By Vinicius de Moraes
Directed by Debora Balardini
Produced by Group .BR
Nominations: Thiago Felix is nominated for Outstanding Choreography/Movement
Photo by Livia Santos
About this Production
Infinite While it Lasts is a physical theatre piece inspired by the works of the acclaimed Brazilian poet and composer Vinicius de Moraes in honor of his centenary. He is well known for composing the majority of Bossa Nova hits such as Girl from Ipanema, No More Blues (Chega de Saudade) and many others. This is a site specific piece that recreates a bar atmosphere where the audience can drink, eat and be surrounded by live music. Done in Portuguese with English supertitles, Infinite While It Lasts is an immersion into life and love through Vinicius eyes.
Producer Andressa Furletti and Choreographer Thiago Felix discuss the joys and challenges of staging the works of one of Brazil’s most famous and profound poets.
What attracted you to this project?
Andressa: I'm the co-founder of the company. We founded the Group .BR because there was no other Brazilian theatre company in NYC and to us that was outrageous. The 3 co-founders, Andressa Furletti, Debora Balardini and Thiago Felix always had the desire to bring Brazilian theatre to New York. When we met we found that we had the same artistic language and desires.
Thiago: Being able to work on Vinicius de Moraes’ poetry was more than an honor. His language is rich and speaks directly to the human heart.
What was your favorite part of the production?
Andressa: It is really hard to say what my favorite part was because there were many. One was diving into to Vinicius de Moraes’ world. It is so full of adventures and love stories.photos by Gilberto Tadday
The other was the creative process itself. We love collaborating with the actors. We spend almost 2 months improving with the poetry and music to generate some of the material to create the show. From that we wrote the script and created the movement for the scenes.
Finally, doing the show was remarkable. It is a very positive production about love. The audience reaction was very moving. To hear audience members tell us how much it reminded them of their loved ones was absolutely priceless.
Thiago: I just love the sound of Roman languages, such as Portuguese (the show was in Portuguese with English subtitles). It was very interesting to translate these sounds into physicality and tell the story of one of the greatest Brazilian poets, Vinicius de Moraes, through movement.
What was the most challenging part of working on this production?
Andressa: Raising the funds to produce the show and find a venue that could sell alcohol.

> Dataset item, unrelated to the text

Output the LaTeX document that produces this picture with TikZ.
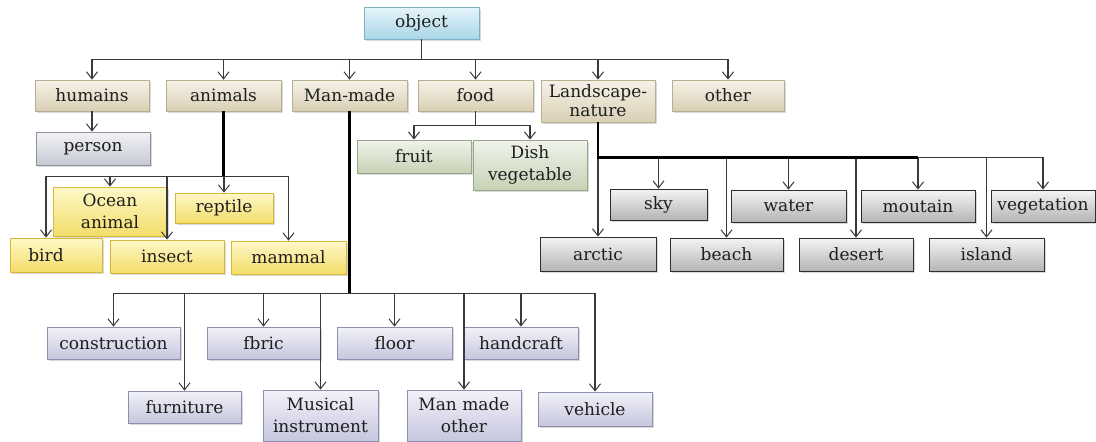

Thiago: Definitely having to create a play from scratch with the actors on the spot. All that the creative team had was over one thousand poems to be puzzled in a certain way that would present to the audience Vinicius de Moraes' points of view in love, life and death. The goal wasn't to tell his life story, but much more so to get in his mind and heart and behave for one and half hours through his eyes. That was challenging!!!!
What was the oddest part of working on this production?
Thiago: The fact that the show happens in a bar where people are drinking and having snacks brings an extra quality to the interaction with the audience that is based on truth - if the show is good they look at it, otherwise you can turn to your snack, sip on a beer or run to the bathroom. One of our actors had to deliver the line "Freedom is to be able to take a shit with doors open" by going to the actual bar's restroom and opening the door, one day there was a guy just finishing his business inside the bathroom... Good thing he had his pants on.
What did you want the audience to take away from your production?
Andressa: I believe we live in times where people want security and certainty above all. The consequence of that is that we deprive ourselves of new experiences because of fear. Fear of making mistakes, fear of failure, fear of solitude, fear of falling in love, fear of life. Vinicius accepted the mistakes, the failure and the end of things as a process, as something you must go through in order to live life fully. He used to say that the “sadness is the gap between two cheers and even a love that will end is better than solitude.” He was a master of finding beauty in sadness and accepting that as part of life. Because of that he was able to embrace all the opportunities that life presented to him and he would never miss an opportunity to live a new love story even when he was in one relationship that he felt was already dead. With that in mind, we want the audience to leave the show with that energy, feeling fearless in front of life and eager to love.